The exercise
Restate the listing below word for word, omitting any images.

Provided material
....................

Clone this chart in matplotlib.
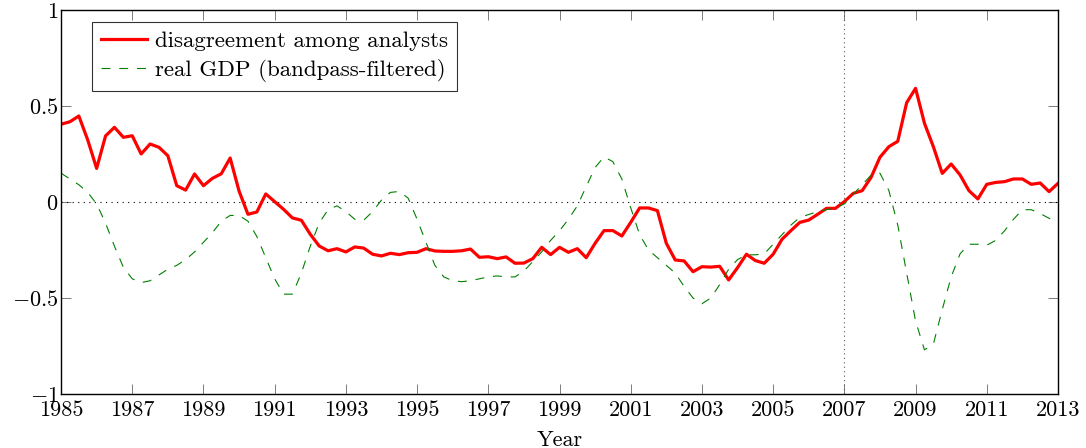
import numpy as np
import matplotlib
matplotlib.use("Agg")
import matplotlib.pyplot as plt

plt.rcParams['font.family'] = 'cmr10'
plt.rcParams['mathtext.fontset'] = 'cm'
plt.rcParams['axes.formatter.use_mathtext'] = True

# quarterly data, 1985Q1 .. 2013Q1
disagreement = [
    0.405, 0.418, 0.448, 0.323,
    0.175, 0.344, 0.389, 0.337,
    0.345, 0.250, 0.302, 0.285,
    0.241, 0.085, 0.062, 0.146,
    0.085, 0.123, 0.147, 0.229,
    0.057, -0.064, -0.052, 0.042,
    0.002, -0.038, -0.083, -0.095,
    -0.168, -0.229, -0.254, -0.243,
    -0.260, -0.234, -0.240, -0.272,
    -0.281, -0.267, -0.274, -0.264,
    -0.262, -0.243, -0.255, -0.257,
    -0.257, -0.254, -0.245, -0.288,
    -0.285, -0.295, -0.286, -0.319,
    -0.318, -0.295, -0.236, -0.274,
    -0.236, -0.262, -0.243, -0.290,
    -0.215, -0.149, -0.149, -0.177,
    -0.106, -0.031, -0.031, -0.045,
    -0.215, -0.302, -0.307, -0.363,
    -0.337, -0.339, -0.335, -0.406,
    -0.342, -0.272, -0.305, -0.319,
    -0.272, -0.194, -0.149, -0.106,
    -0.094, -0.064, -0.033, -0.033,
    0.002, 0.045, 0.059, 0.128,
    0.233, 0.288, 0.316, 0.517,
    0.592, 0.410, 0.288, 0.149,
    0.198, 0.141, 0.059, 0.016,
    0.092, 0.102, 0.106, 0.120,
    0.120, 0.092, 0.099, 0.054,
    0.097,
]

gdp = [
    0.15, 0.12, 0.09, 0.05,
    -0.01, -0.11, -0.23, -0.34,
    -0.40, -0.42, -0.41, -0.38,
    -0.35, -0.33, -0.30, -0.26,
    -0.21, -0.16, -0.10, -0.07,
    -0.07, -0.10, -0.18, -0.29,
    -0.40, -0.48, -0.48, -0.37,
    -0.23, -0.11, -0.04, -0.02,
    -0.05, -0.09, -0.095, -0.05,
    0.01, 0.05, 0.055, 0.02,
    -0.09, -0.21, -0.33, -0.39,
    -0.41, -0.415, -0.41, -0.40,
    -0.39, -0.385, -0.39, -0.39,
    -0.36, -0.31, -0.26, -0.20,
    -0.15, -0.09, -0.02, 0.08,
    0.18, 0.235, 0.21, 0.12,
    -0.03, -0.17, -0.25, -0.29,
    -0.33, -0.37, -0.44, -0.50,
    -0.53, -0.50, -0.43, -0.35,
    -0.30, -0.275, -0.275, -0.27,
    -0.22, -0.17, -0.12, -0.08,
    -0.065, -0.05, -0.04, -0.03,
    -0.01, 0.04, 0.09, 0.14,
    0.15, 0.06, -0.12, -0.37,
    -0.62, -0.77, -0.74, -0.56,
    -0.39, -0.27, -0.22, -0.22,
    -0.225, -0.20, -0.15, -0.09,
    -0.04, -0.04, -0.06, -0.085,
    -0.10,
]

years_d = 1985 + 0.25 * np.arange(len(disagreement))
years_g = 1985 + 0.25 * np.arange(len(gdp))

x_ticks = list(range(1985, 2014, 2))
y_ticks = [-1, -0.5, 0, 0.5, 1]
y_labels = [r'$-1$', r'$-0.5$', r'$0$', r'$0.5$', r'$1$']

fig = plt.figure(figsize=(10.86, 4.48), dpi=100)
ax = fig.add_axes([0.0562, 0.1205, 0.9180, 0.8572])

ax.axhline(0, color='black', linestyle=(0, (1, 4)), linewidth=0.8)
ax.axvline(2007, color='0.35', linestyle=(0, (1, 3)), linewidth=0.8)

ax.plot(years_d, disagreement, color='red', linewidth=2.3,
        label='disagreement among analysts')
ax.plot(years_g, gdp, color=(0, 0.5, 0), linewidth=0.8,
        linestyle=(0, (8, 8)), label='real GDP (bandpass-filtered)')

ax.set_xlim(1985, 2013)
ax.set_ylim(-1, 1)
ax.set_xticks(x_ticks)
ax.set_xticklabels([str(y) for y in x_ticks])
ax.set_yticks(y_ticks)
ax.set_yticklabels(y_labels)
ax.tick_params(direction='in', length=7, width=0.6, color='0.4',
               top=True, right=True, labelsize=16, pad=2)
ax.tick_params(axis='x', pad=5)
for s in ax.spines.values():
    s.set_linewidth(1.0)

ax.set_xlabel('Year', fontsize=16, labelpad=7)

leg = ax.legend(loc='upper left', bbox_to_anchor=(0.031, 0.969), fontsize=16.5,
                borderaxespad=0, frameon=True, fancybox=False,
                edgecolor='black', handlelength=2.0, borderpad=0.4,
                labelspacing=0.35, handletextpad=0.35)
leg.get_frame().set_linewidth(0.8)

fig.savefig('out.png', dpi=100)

....................

Exercise solution
Clone this chart in matplotlib.
import numpy as np
import matplotlib
matplotlib.use("Agg")
import matplotlib.pyplot as plt

plt.rcParams['font.family'] = 'cmr10'
plt.rcParams['mathtext.fontset'] = 'cm'
plt.rcParams['axes.formatter.use_mathtext'] = True

# quarterly data, 1985Q1 .. 2013Q1
disagreement = [
    0.405, 0.418, 0.448, 0.323,
    0.175, 0.344, 0.389, 0.337,
    0.345, 0.250, 0.302, 0.285,
    0.241, 0.085, 0.062, 0.146,
    0.085, 0.123, 0.147, 0.229,
    0.057, -0.064, -0.052, 0.042,
    0.002, -0.038, -0.083, -0.095,
    -0.168, -0.229, -0.254, -0.243,
    -0.260, -0.234, -0.240, -0.272,
    -0.281, -0.267, -0.274, -0.264,
    -0.262, -0.243, -0.255, -0.257,
    -0.257, -0.254, -0.245, -0.288,
    -0.285, -0.295, -0.286, -0.319,
    -0.318, -0.295, -0.236, -0.274,
    -0.236, -0.262, -0.243, -0.290,
    -0.215, -0.149, -0.149, -0.177,
    -0.106, -0.031, -0.031, -0.045,
    -0.215, -0.302, -0.307, -0.363,
    -0.337, -0.339, -0.335, -0.406,
    -0.342, -0.272, -0.305, -0.319,
    -0.272, -0.194, -0.149, -0.106,
    -0.094, -0.064, -0.033, -0.033,
    0.002, 0.045, 0.059, 0.128,
    0.233, 0.288, 0.316, 0.517,
    0.592, 0.410, 0.288, 0.149,
    0.198, 0.141, 0.059, 0.016,
    0.092, 0.102, 0.106, 0.120,
    0.120, 0.092, 0.099, 0.054,
    0.097,
]

gdp = [
    0.15, 0.12, 0.09, 0.05,
    -0.01, -0.11, -0.23, -0.34,
    -0.40, -0.42, -0.41, -0.38,
    -0.35, -0.33, -0.30, -0.26,
    -0.21, -0.16, -0.10, -0.07,
    -0.07, -0.10, -0.18, -0.29,
    -0.40, -0.48, -0.48, -0.37,
    -0.23, -0.11, -0.04, -0.02,
    -0.05, -0.09, -0.095, -0.05,
    0.01, 0.05, 0.055, 0.02,
    -0.09, -0.21, -0.33, -0.39,
    -0.41, -0.415, -0.41, -0.40,
    -0.39, -0.385, -0.39, -0.39,
    -0.36, -0.31, -0.26, -0.20,
    -0.15, -0.09, -0.02, 0.08,
    0.18, 0.235, 0.21, 0.12,
    -0.03, -0.17, -0.25, -0.29,
    -0.33, -0.37, -0.44, -0.50,
    -0.53, -0.50, -0.43, -0.35,
    -0.30, -0.275, -0.275, -0.27,
    -0.22, -0.17, -0.12, -0.08,
    -0.065, -0.05, -0.04, -0.03,
    -0.01, 0.04, 0.09, 0.14,
    0.15, 0.06, -0.12, -0.37,
    -0.62, -0.77, -0.74, -0.56,
    -0.39, -0.27, -0.22, -0.22,
    -0.225, -0.20, -0.15, -0.09,
    -0.04, -0.04, -0.06, -0.085,
    -0.10,
]

years_d = 1985 + 0.25 * np.arange(len(disagreement))
years_g = 1985 + 0.25 * np.arange(len(gdp))

x_ticks = list(range(1985, 2014, 2))
y_ticks = [-1, -0.5, 0, 0.5, 1]
y_labels = [r'$-1$', r'$-0.5$', r'$0$', r'$0.5$', r'$1$']

fig = plt.figure(figsize=(10.86, 4.48), dpi=100)
ax = fig.add_axes([0.0562, 0.1205, 0.9180, 0.8572])

ax.axhline(0, color='black', linestyle=(0, (1, 4)), linewidth=0.8)
ax.axvline(2007, color='0.35', linestyle=(0, (1, 3)), linewidth=0.8)

ax.plot(years_d, disagreement, color='red', linewidth=2.3,
        label='disagreement among analysts')
ax.plot(years_g, gdp, color=(0, 0.5, 0), linewidth=0.8,
        linestyle=(0, (8, 8)), label='real GDP (bandpass-filtered)')

ax.set_xlim(1985, 2013)
ax.set_ylim(-1, 1)
ax.set_xticks(x_ticks)
ax.set_xticklabels([str(y) for y in x_ticks])
ax.set_yticks(y_ticks)
ax.set_yticklabels(y_labels)
ax.tick_params(direction='in', length=7, width=0.6, color='0.4',
               top=True, right=True, labelsize=16, pad=2)
ax.tick_params(axis='x', pad=5)
for s in ax.spines.values():
    s.set_linewidth(1.0)

ax.set_xlabel('Year', fontsize=16, labelpad=7)

leg = ax.legend(loc='upper left', bbox_to_anchor=(0.031, 0.969), fontsize=16.5,
                borderaxespad=0, frameon=True, fancybox=False,
                edgecolor='black', handlelength=2.0, borderpad=0.4,
                labelspacing=0.35, handletextpad=0.35)
leg.get_frame().set_linewidth(0.8)

fig.savefig('out.png', dpi=100)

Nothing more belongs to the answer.